SUPPLIED MATERIAL:

---+---

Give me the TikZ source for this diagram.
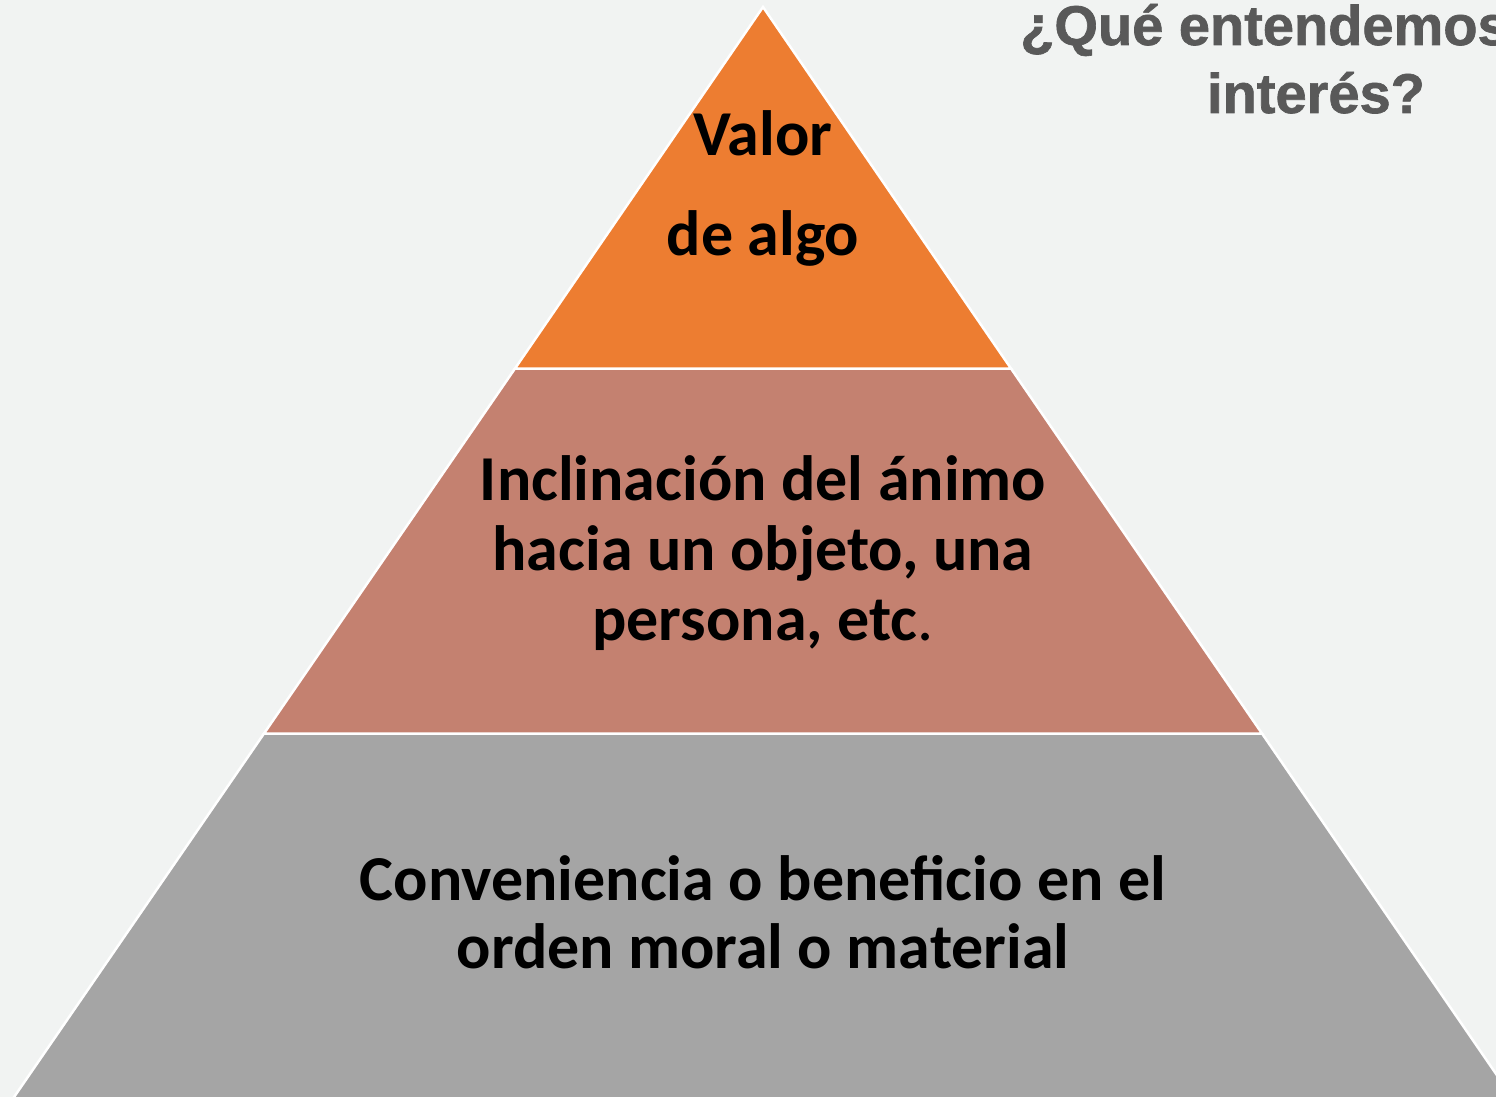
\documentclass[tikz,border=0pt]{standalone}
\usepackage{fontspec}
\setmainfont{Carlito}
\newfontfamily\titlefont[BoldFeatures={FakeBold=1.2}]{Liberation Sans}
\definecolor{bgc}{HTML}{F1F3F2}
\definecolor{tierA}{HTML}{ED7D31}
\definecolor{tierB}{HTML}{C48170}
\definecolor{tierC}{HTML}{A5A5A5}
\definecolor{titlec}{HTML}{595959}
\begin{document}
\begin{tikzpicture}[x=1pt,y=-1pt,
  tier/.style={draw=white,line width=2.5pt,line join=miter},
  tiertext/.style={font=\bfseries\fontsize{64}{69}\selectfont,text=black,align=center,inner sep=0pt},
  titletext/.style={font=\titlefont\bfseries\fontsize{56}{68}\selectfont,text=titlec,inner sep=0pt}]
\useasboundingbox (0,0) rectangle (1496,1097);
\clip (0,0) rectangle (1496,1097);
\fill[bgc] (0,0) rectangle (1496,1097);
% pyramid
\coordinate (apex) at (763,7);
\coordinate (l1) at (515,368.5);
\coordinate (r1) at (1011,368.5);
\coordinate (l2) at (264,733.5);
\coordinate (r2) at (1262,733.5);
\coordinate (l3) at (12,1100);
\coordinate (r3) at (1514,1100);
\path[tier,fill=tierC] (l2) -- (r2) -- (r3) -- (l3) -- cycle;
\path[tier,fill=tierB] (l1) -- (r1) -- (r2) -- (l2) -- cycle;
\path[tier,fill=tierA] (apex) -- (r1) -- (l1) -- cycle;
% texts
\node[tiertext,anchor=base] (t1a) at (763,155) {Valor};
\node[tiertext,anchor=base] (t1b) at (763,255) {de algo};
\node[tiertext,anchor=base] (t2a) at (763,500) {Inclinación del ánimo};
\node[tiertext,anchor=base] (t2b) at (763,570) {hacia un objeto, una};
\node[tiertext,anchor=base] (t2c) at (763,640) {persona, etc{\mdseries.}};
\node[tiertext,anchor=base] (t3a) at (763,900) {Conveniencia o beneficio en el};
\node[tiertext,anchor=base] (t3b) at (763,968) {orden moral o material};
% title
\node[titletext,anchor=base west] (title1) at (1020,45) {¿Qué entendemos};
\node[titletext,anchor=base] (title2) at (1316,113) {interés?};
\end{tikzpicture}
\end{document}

---+---

PROBLEM DETAILS:
Your copy of the data above should match it exactly, except that pictures are left out.

SOLUTION:
Give me the TikZ source for this diagram.
\documentclass[tikz,border=0pt]{standalone}
\usepackage{fontspec}
\setmainfont{Carlito}
\newfontfamily\titlefont[BoldFeatures={FakeBold=1.2}]{Liberation Sans}
\definecolor{bgc}{HTML}{F1F3F2}
\definecolor{tierA}{HTML}{ED7D31}
\definecolor{tierB}{HTML}{C48170}
\definecolor{tierC}{HTML}{A5A5A5}
\definecolor{titlec}{HTML}{595959}
\begin{document}
\begin{tikzpicture}[x=1pt,y=-1pt,
  tier/.style={draw=white,line width=2.5pt,line join=miter},
  tiertext/.style={font=\bfseries\fontsize{64}{69}\selectfont,text=black,align=center,inner sep=0pt},
  titletext/.style={font=\titlefont\bfseries\fontsize{56}{68}\selectfont,text=titlec,inner sep=0pt}]
\useasboundingbox (0,0) rectangle (1496,1097);
\clip (0,0) rectangle (1496,1097);
\fill[bgc] (0,0) rectangle (1496,1097);
% pyramid
\coordinate (apex) at (763,7);
\coordinate (l1) at (515,368.5);
\coordinate (r1) at (1011,368.5);
\coordinate (l2) at (264,733.5);
\coordinate (r2) at (1262,733.5);
\coordinate (l3) at (12,1100);
\coordinate (r3) at (1514,1100);
\path[tier,fill=tierC] (l2) -- (r2) -- (r3) -- (l3) -- cycle;
\path[tier,fill=tierB] (l1) -- (r1) -- (r2) -- (l2) -- cycle;
\path[tier,fill=tierA] (apex) -- (r1) -- (l1) -- cycle;
% texts
\node[tiertext,anchor=base] (t1a) at (763,155) {Valor};
\node[tiertext,anchor=base] (t1b) at (763,255) {de algo};
\node[tiertext,anchor=base] (t2a) at (763,500) {Inclinación del ánimo};
\node[tiertext,anchor=base] (t2b) at (763,570) {hacia un objeto, una};
\node[tiertext,anchor=base] (t2c) at (763,640) {persona, etc{\mdseries.}};
\node[tiertext,anchor=base] (t3a) at (763,900) {Conveniencia o beneficio en el};
\node[tiertext,anchor=base] (t3b) at (763,968) {orden moral o material};
% title
\node[titletext,anchor=base west] (title1) at (1020,45) {¿Qué entendemos};
\node[titletext,anchor=base] (title2) at (1316,113) {interés?};
\end{tikzpicture}
\end{document}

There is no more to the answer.